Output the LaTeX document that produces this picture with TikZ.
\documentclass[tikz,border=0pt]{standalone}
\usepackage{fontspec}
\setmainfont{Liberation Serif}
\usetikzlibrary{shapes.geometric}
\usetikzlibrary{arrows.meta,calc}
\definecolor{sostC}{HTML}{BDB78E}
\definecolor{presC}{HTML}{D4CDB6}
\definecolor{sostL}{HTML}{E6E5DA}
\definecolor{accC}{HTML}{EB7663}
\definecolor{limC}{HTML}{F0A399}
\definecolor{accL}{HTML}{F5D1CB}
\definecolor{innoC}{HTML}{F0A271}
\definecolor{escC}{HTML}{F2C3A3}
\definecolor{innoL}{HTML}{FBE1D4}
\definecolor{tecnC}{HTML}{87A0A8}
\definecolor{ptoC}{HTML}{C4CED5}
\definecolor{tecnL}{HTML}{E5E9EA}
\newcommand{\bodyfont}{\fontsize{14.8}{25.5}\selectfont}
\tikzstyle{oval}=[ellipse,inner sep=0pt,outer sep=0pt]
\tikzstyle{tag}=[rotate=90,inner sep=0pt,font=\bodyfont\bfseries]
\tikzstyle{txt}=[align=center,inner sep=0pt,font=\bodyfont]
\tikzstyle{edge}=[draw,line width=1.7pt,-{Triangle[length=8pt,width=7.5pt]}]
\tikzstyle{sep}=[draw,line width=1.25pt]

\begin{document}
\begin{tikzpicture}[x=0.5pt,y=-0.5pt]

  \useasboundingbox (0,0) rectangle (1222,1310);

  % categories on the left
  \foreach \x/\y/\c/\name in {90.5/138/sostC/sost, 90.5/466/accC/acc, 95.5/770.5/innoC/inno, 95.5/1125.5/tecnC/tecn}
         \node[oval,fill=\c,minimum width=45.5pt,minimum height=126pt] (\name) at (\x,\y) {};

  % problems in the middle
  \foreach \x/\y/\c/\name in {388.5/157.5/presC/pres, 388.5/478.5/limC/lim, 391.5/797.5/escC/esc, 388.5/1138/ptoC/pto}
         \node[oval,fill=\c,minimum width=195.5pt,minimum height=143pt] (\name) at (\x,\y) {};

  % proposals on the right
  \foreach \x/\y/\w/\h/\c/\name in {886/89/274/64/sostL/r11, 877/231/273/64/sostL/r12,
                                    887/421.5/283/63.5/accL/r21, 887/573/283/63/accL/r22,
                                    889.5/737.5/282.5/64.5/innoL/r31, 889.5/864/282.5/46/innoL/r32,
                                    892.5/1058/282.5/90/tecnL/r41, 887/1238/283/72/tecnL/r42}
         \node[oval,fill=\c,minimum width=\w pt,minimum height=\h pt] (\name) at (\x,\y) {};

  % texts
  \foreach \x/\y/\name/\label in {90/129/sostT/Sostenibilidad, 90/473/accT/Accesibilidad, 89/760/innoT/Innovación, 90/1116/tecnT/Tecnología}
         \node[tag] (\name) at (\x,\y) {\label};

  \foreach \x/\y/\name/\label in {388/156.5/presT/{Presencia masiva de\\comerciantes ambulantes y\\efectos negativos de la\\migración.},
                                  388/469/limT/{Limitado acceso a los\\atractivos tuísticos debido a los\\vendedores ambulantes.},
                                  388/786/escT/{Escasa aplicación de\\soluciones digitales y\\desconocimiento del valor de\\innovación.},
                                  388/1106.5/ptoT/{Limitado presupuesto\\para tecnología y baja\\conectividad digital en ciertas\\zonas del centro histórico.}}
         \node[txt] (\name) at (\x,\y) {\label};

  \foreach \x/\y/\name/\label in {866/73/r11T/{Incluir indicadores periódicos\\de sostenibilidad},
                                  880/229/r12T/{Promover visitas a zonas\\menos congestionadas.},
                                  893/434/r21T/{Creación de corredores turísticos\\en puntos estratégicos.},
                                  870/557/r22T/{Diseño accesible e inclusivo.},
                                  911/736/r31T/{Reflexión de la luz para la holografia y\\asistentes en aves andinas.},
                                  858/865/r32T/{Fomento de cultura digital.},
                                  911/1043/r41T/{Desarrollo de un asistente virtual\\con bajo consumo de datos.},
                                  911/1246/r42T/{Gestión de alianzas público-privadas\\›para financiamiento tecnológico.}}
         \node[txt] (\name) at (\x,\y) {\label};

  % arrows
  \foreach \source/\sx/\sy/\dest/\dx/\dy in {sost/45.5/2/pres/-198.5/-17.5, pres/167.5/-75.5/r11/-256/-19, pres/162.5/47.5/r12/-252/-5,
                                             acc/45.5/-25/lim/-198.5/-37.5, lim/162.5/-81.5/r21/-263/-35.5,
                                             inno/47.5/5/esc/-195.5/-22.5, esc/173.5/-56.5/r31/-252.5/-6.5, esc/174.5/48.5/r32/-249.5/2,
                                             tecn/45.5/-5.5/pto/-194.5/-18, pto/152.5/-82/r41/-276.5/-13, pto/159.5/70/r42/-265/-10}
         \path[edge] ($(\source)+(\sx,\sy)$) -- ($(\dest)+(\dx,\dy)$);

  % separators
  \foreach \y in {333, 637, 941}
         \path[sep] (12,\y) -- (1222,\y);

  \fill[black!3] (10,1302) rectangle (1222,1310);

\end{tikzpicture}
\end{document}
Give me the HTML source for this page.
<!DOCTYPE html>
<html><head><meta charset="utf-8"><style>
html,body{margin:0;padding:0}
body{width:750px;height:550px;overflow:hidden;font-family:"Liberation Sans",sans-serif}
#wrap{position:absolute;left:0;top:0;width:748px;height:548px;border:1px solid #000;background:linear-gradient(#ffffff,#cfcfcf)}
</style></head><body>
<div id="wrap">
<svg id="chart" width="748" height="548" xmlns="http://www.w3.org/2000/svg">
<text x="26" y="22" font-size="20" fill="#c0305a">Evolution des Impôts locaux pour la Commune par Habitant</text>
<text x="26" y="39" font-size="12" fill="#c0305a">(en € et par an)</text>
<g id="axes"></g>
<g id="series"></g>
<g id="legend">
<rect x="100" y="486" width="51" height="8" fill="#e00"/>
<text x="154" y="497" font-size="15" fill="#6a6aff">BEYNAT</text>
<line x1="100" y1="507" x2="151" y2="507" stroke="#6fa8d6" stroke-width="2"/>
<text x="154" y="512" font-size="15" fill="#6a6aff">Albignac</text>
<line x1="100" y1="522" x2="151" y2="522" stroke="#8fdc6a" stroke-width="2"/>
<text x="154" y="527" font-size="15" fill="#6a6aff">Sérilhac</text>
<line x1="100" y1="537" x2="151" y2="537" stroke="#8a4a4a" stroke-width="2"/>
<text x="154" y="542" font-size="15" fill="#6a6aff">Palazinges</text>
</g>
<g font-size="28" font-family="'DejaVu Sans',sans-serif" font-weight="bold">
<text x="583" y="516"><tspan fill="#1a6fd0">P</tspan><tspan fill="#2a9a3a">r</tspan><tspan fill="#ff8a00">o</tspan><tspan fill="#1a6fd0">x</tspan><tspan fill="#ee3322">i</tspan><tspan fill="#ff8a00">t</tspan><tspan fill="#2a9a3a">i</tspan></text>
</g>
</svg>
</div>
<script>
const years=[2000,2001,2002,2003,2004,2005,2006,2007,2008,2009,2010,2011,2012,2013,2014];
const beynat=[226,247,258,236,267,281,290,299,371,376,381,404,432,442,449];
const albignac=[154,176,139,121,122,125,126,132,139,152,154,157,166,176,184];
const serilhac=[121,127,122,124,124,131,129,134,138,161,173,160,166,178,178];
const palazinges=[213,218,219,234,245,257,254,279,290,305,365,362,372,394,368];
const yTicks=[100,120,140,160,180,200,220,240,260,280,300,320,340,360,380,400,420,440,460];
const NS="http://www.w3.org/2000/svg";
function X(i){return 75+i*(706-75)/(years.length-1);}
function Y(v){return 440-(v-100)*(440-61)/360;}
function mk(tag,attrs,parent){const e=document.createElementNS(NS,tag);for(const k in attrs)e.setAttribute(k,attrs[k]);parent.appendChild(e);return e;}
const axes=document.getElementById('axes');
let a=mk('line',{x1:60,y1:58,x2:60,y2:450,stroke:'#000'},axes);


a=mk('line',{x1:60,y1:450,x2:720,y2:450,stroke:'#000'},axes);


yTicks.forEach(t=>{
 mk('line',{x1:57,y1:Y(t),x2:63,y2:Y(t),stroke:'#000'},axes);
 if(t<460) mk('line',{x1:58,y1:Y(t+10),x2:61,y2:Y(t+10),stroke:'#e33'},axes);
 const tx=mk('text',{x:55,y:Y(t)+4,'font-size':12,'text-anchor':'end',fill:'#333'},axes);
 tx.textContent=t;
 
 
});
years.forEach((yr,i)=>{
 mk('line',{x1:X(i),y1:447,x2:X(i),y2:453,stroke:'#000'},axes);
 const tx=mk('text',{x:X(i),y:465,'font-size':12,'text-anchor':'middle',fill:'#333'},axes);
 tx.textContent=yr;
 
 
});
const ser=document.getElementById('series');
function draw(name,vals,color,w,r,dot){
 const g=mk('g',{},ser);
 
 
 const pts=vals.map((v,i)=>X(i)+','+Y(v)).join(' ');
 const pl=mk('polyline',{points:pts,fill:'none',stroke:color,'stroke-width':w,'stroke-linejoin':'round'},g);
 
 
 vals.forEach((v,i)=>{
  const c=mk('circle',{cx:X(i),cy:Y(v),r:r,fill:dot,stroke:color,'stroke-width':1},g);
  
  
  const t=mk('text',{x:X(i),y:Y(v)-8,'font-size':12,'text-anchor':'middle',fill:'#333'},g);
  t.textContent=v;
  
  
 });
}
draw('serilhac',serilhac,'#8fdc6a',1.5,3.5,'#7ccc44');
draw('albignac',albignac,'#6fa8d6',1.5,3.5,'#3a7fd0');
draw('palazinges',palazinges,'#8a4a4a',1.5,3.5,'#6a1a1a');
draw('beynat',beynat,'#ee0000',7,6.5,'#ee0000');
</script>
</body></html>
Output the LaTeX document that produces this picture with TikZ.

┄┄┄┄┄┄┄┄┄┄┄┄┄┄┄┄┄┄┄┄

What is expected: Reply with only the number of lines in the entries that contain the word "source".

Exercise output: 3